Alex Brown (Damned if You Do) ups the fright ante in her second anthology of YA horror, The House Where Death Lives, with a superb ensemble of nightmarish stories about demons of all kinds.
Every teen in this collection has faced death in some form. Many, for example, grieve lost loved ones. The narrator of the otherworldly fae story "Let's Play a Game" by Shelly Page (who coedited Night of the Living Queers with Brown) must remember a would-be girlfriend's disappearance to quell a haunting sense of "running away and toward something." A teen bares her heart to the rotting specter of a deceased friend in a tragic tale by Tori Bovalino ("Bloom"), while a disquieting version of a girl's dead mother lurks in a hallway in "Vanishing Point" by Traci Chee. Other lives drift perilously close to their end. A starving girl locked in her attic befriends the invisible entity within her mirror in "Good Morning, Georgia" by Courtney Gould. In "The Grey Library" by Nova Ren Suma, a babysitter succumbs to a strange charge's desires. Fear, though, is not a certainty for them all--some see darkness as a gift.
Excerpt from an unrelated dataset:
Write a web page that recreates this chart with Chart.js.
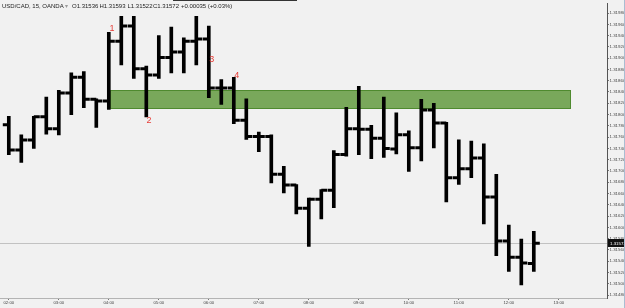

Unfettered emotions run rampant here: envy that breaks, bitterness like expired food, regret that can "destroy a person quicker than any poison." There is guilt like "a rabid beast with thick claws, gouging" and grief that feels like a "vacuum kind of silence." Contrasting this torrent of foreboding, however, is joyous love: " 'I see the world.' I touch her wrist, pressing my fingers against her pulse point. 'Here... and here... ' I brush my thumb across her inner elbow. 'And here.' I bring my hand to rest just above her heart." Blistering prose breathes life into malevolent beings, describing "vertebrae popping out of place," breath "reeking of meat, raw or rotten," and a mouth that is "a tunnel straight to hell."
The tales are grouped according to the architecture of their shared setting (Attic, Down the Stairs, Second Floor, First Floor, Grounds) and connect in other, unsettling ways. Gay, bi, sapphic, and nonbinary characters are beautifully represented. Incorporated too are strong multicultural identities (Jamaican, Lebanese, Chinese, among them) and mythology, such as an Italian strega (witch) in "What Lies in Silence" by Justine Pucella Winans and a Tiyanak, a vampire of Filipino lore that takes the form of an infant in Kay Costales's "Cradle and All." Compellingly horrifying. --Samantha Zaboski, freelance editor and reviewer
Shelf Talker: This compelling YA horror anthology of nightmarish tales features a diverse cast of teens encountering strange manifestations of their complex emotions surrounding death.